Collected data entries:
::::::
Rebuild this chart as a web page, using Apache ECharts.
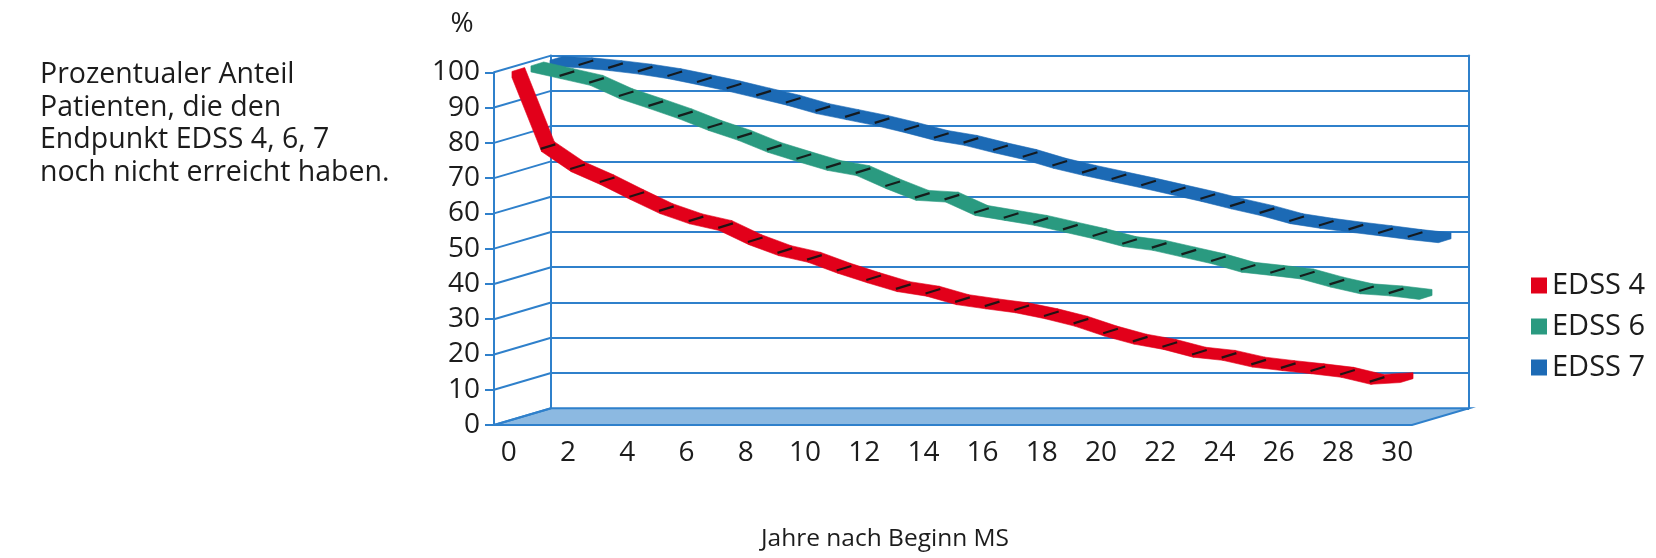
<!DOCTYPE html>
<html>
<head>
<meta charset="utf-8">
<script src="https://cdn.jsdelivr.net/npm/echarts@6/dist/echarts.min.js"></script>
<style>
  html, body { margin: 0; padding: 0; background: #ffffff; }
  #chart { width: 1656px; height: 558px; }
</style>
</head>
<body>
<div id="chart"></div>
<script>
// Years since onset of MS (category axis)
const years = ['0','1','2','3','4','5','6','7','8','9','10','11','12','13','14','15',
               '16','17','18','19','20','21','22','23','24','25','26','27','28','29','30'];

// Share of patients (%) that have not yet reached the endpoint
const edss4 = [100, 79, 73.3, 69.6, 65.4, 61.4, 58.5, 56.6, 52.6, 49.5, 47.6, 44.5, 41.8, 39.3, 38, 35.6,
               34.4, 33.3, 31.6, 29.5, 26.7, 24.4, 22.9, 20.7, 19.8, 17.9, 16.9, 16, 15, 13, 13.5];
const edss6 = [100, 98.1, 96.2, 92.4, 89.6, 86.7, 83.4, 80.6, 77.2, 74.6, 72.1, 70.6, 66.9, 63.6, 63.1, 59.3,
               57.9, 56.5, 54.6, 52.7, 50.5, 49.4, 47.5, 45.6, 43.2, 42.3, 41.3, 39, 37.1, 36.5, 35.5];
const edss7 = [100, 99.6, 98.8, 97.8, 96.5, 94.8, 93, 91, 89, 86.6, 84.9, 83.2, 81.2, 79, 77.6, 75.5,
               73.6, 71.1, 69.1, 67.3, 65.5, 63.6, 61.7, 59.6, 57.7, 55.4, 54.1, 53, 52, 50.9, 50];

const seriesNames = ['EDSS 4', 'EDSS 6', 'EDSS 7'];
const yTicks = [0, 10, 20, 30, 40, 50, 60, 70, 80, 90, 100];

const FONT = '"Open Sans", "Noto Sans", sans-serif';
const INK = '#1c1c1c';
const WALL = '#2f80cb';
const FLOOR = '#8cb9e1';
const COLORS = { 'EDSS 4': '#e2001a', 'EDSS 6': '#2a9a80', 'EDSS 7': '#1c6ab5' };

// Pseudo-3D box: screen offset from the front plane to the back wall
const DEPTH = [57, -16.7];
// Each series occupies one depth slot; its ribbon fills part of the slot
const SLOT = [DEPTH[0] / 3, DEPTH[1] / 3];
const TAPE = [12.7, -3.9];
const THICK = 6;

const FRONT = { left: 494, top: 72.3, width: 918, height: 352.7 };
const BACK = { left: FRONT.left + DEPTH[0], top: FRONT.top + DEPTH[1], width: FRONT.width, height: FRONT.height };

// convex hull (monotone chain) used to outline one ribbon segment
function hull(pts) {
  pts = pts.slice().sort((p, q) => p[0] - q[0] || p[1] - q[1]);
  const cross = (o, a, b) => (a[0] - o[0]) * (b[1] - o[1]) - (a[1] - o[1]) * (b[0] - o[0]);
  const lower = [], upper = [];
  for (const p of pts) {
    while (lower.length >= 2 && cross(lower[lower.length - 2], lower[lower.length - 1], p) <= 0) lower.pop();
    lower.push(p);
  }
  for (let i = pts.length - 1; i >= 0; i--) {
    const p = pts[i];
    while (upper.length >= 2 && cross(upper[upper.length - 2], upper[upper.length - 1], p) <= 0) upper.pop();
    upper.push(p);
  }
  upper.pop(); lower.pop();
  return lower.concat(upper);
}

function ribbon(name, values, slotIndex) {
  const off = [SLOT[0] * slotIndex + (SLOT[0] - TAPE[0]) / 2,
               SLOT[1] * slotIndex + (SLOT[1] - TAPE[1]) / 2];
  const data = values.slice(0, -1).map((v, i) => [i, v, values[i + 1]]);
  const color = COLORS[name];
  return {
    type: 'custom',
    name: name,
    xAxisIndex: 0,
    yAxisIndex: 0,
    itemStyle: { color: color },
    encode: { x: 0, y: [1, 2] },
    data: data,
    renderItem: function (params, api) {
      const i = api.value(0);
      const p = api.coord([i, api.value(1)]);
      const q = api.coord([i + 1, api.value(2)]);
      const a = [p[0] + off[0], p[1] + off[1]];
      const b = [q[0] + off[0], q[1] + off[1]];
      const corners = [];
      [a, b].forEach(function (c) {
        corners.push([c[0], c[1]]);
        corners.push([c[0] + TAPE[0], c[1] + TAPE[1]]);
        corners.push([c[0], c[1] + THICK]);
        corners.push([c[0] + TAPE[0], c[1] + TAPE[1] + THICK]);
      });
      const children = [{
        type: 'polygon',
        shape: { points: hull(corners) },
        style: { fill: color, stroke: color, lineWidth: 0.6 }
      }];
      if (i > 0) {
        const m = THICK * 0.5;
        children.push({
          type: 'line',
          shape: { x1: a[0] - 1, y1: a[1] + m + 0.3, x2: a[0] + TAPE[0] + 1, y2: a[1] + TAPE[1] + m - 0.3 },
          style: { stroke: 'rgba(20,20,20,0.92)', lineWidth: 2.2 }
        });
      }
      return { type: 'group', children: children };
    }
  };
}

// Floor and the slanted lines of the left side wall
const frameSeries = {
  type: 'custom',
  name: 'frame',
  xAxisIndex: 0,
  yAxisIndex: 0,
  silent: true,
  encode: { x: 0, y: 1 },
  data: [[0, 0]],
  renderItem: function (params, api) {
    const half = api.size([1, 0])[0] / 2;
    const x0 = api.coord([0, 0])[0] - half;
    const x1 = api.coord([years.length - 1, 0])[0] + half;
    const y = function (v) { return api.coord([0, v])[1]; };
    const children = [{
      type: 'polygon',
      shape: { points: [[x0, y(0)], [x1, y(0)], [x1 + DEPTH[0], y(0) + DEPTH[1]], [x0 + DEPTH[0], y(0) + DEPTH[1]]] },
      style: { fill: FLOOR, stroke: WALL, lineWidth: 2 }
    }];
    yTicks.forEach(function (v) {
      children.push({
        type: 'line',
        shape: { x1: x0, y1: y(v), x2: x0 + DEPTH[0], y2: y(v) + DEPTH[1] },
        style: { stroke: WALL, lineWidth: 2 }
      });
    });
    return { type: 'group', children: children };
  }
};

const chart = echarts.init(document.getElementById('chart'), null, { renderer: 'canvas' });

chart.setOption({
  animation: false,
  backgroundColor: '#ffffff',
  textStyle: { fontFamily: FONT },
  grid: [
    { left: FRONT.left, top: FRONT.top, width: FRONT.width, height: FRONT.height },
    { left: BACK.left, top: BACK.top, width: BACK.width, height: BACK.height }
  ],
  xAxis: [
    {
      type: 'category', gridIndex: 0, data: years, boundaryGap: true,
      axisLine: { show: false }, axisTick: { show: false },
      axisLabel: { interval: 1, margin: 14, fontSize: 28, color: INK, fontFamily: FONT },
      splitLine: { show: false }
    },
    {
      type: 'category', gridIndex: 1, data: years, boundaryGap: true, show: false
    }
  ],
  yAxis: [
    {
      type: 'value', gridIndex: 0, min: 0, max: 100, interval: 10,
      axisLine: { show: true, lineStyle: { color: WALL, width: 2 } },
      axisTick: { show: true, length: 9, lineStyle: { color: WALL, width: 2 } },
      axisLabel: { margin: 14, fontSize: 28, color: INK, fontFamily: FONT },
      splitLine: { show: false }
    },
    {
      type: 'value', gridIndex: 1, min: 0, max: 100, interval: 10,
      axisLine: { show: true, lineStyle: { color: WALL, width: 2 } },
      axisTick: { show: false }, axisLabel: { show: false },
      splitLine: { show: true, lineStyle: { color: WALL, width: 2 } }
    },
    {
      type: 'value', gridIndex: 1, position: 'right', min: 0, max: 100, interval: 10,
      axisLine: { show: true, lineStyle: { color: WALL, width: 2 } },
      axisTick: { show: false }, axisLabel: { show: false }, splitLine: { show: false }
    }
  ],
  legend: {
    orient: 'vertical',
    left: 1526,
    top: 266,
    itemWidth: 16,
    itemHeight: 16,
    itemGap: 12,
    icon: 'rect',
    textStyle: { fontSize: 29, color: INK, fontFamily: FONT, lineHeight: 29 },
    data: seriesNames.map(function (n) { return { name: n, itemStyle: { color: COLORS[n] } }; })
  },
  graphic: [
    {
      type: 'text', left: 40, top: 59,
      style: {
        text: 'Prozentualer Anteil\nPatienten, die den\nEndpunkt EDSS 4, 6, 7\nnoch nicht erreicht haben.',
        font: '28.5px ' + FONT, fill: INK, lineHeight: 32.5
      }
    },
    {
      type: 'text', x: 462, y: 24,
      style: { text: '%', font: '28px ' + FONT, fill: INK, align: 'center', verticalAlign: 'middle' }
    },
    {
      type: 'text', x: 885, y: 539,
      style: { text: 'Jahre nach Beginn MS', font: '24.5px ' + FONT, fill: INK, align: 'center', verticalAlign: 'middle' }
    }
  ],
  series: [
    frameSeries,
    ribbon('EDSS 7', edss7, 2),
    ribbon('EDSS 6', edss6, 1),
    ribbon('EDSS 4', edss4, 0)
  ]
});
</script>
</body>
</html>
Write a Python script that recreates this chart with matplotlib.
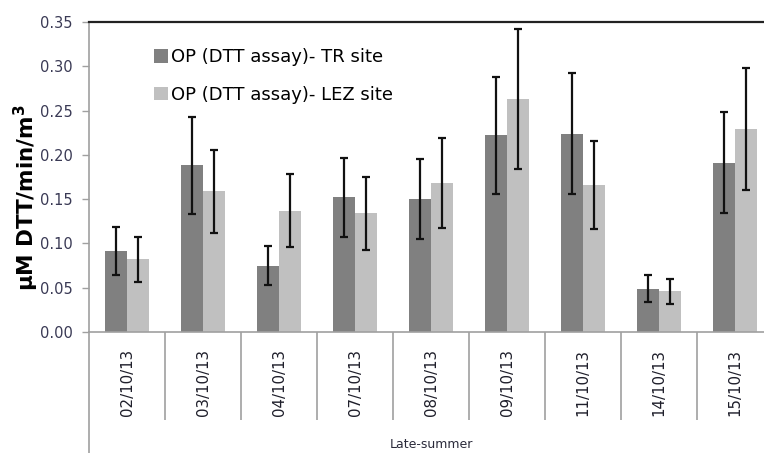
import numpy as np
import matplotlib.pyplot as plt
from matplotlib.lines import Line2D

dates = ['02/10/13', '03/10/13', '04/10/13', '07/10/13', '08/10/13',
         '09/10/13', '11/10/13', '14/10/13', '15/10/13']
tr_vals = [0.091, 0.188, 0.075, 0.152, 0.150, 0.222, 0.224, 0.049, 0.191]
tr_err = [0.027, 0.055, 0.022, 0.045, 0.045, 0.066, 0.068, 0.015, 0.057]
lez_vals = [0.082, 0.159, 0.137, 0.134, 0.168, 0.263, 0.166, 0.046, 0.229]
lez_err = [0.025, 0.047, 0.041, 0.041, 0.051, 0.079, 0.050, 0.014, 0.069]
group_label = 'Late-summer'

W, H = 764, 453
fig = plt.figure(figsize=(W/100, H/100), dpi=100)
ax = fig.add_axes([89/W, 1 - 332/H, 684/W, 310/H])

x = np.arange(len(dates))
bw = 0.29
ax.bar(x - bw/2, tr_vals, bw, color='#808080', label='OP (DTT assay)- TR site')
ax.bar(x + bw/2, lez_vals, bw, color='#c0c0c0', label='OP (DTT assay)- LEZ site')
ax.errorbar(x - bw/2, tr_vals, yerr=tr_err, fmt='none', ecolor='#111111',
            elinewidth=1.6, capsize=3, capthick=1.6)
ax.errorbar(x + bw/2, lez_vals, yerr=lez_err, fmt='none', ecolor='#111111',
            elinewidth=1.6, capsize=3, capthick=1.6)

ax.set_xlim(-0.5, len(dates) - 0.5)
ax.set_ylim(0, 0.35)
ax.set_yticks(np.arange(0, 0.351, 0.05))
ax.set_yticklabels([f'{v:.2f}' for v in np.arange(0, 0.351, 0.05)])

# category labels, separators below the axis
ax.set_xticks(x)
ax.set_xticklabels(dates, rotation=90, fontsize=10.8, color='#1e1e2a')
ax.set_xticks(np.arange(0.5, len(dates) - 0.5, 1), minor=True)
ax.tick_params(axis='x', which='major', length=0, pad=12)
ax.tick_params(axis='x', which='minor', length=63, width=1.2, color='#a0a0a0',
               direction='out')
ax.tick_params(axis='y', length=4.8, width=1, color='#a0a0a0', direction='out',
               labelsize=10.5, labelcolor='#3a3a55', pad=7)
for lab in ax.get_xticklabels():
    lab.set_verticalalignment('top')

for s in ['left', 'bottom']:
    ax.spines[s].set_color('#a0a0a0')
    ax.spines[s].set_linewidth(1.2)
ax.spines['top'].set_color('#222222')
ax.spines['top'].set_linewidth(1.6)
ax.spines['right'].set_visible(False)

# left axis line continues down through the label area
ax.add_line(Line2D([-0.5, -0.5], [0, -0.4], transform=ax.transData,
                   color='#a0a0a0', lw=1.2, clip_on=False))

ax.text(0.5, (332 - 444) / 310, group_label, transform=ax.transAxes,
        ha='center', va='center', fontsize=9, color='#2a2a3a')

ax.set_ylabel('µM DTT/min/m$^\\mathbf{3}$', fontsize=15.5, fontweight='bold')
ax.yaxis.set_label_coords((41 - 89) / 684, 0.432)

leg = ax.legend(loc='upper left', bbox_to_anchor=(58/684, 1 - 19/310),
                frameon=False, fontsize=13, handlelength=0.75, handleheight=0.75,
                handletextpad=0.2, labelspacing=1.1, borderaxespad=0)

fig.savefig('out.png', dpi=100)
::::::
• [TASK INSTRUCTIONS]
Print everything from the line with "Write a Python" down to the line with "from matplotlib.lines import Line2D", both included, exactly as written and without the pictures.

• [COMPLETE RESPONSE]
Write a Python script that recreates this chart with matplotlib.
import numpy as np
import matplotlib.pyplot as plt
from matplotlib.lines import Line2D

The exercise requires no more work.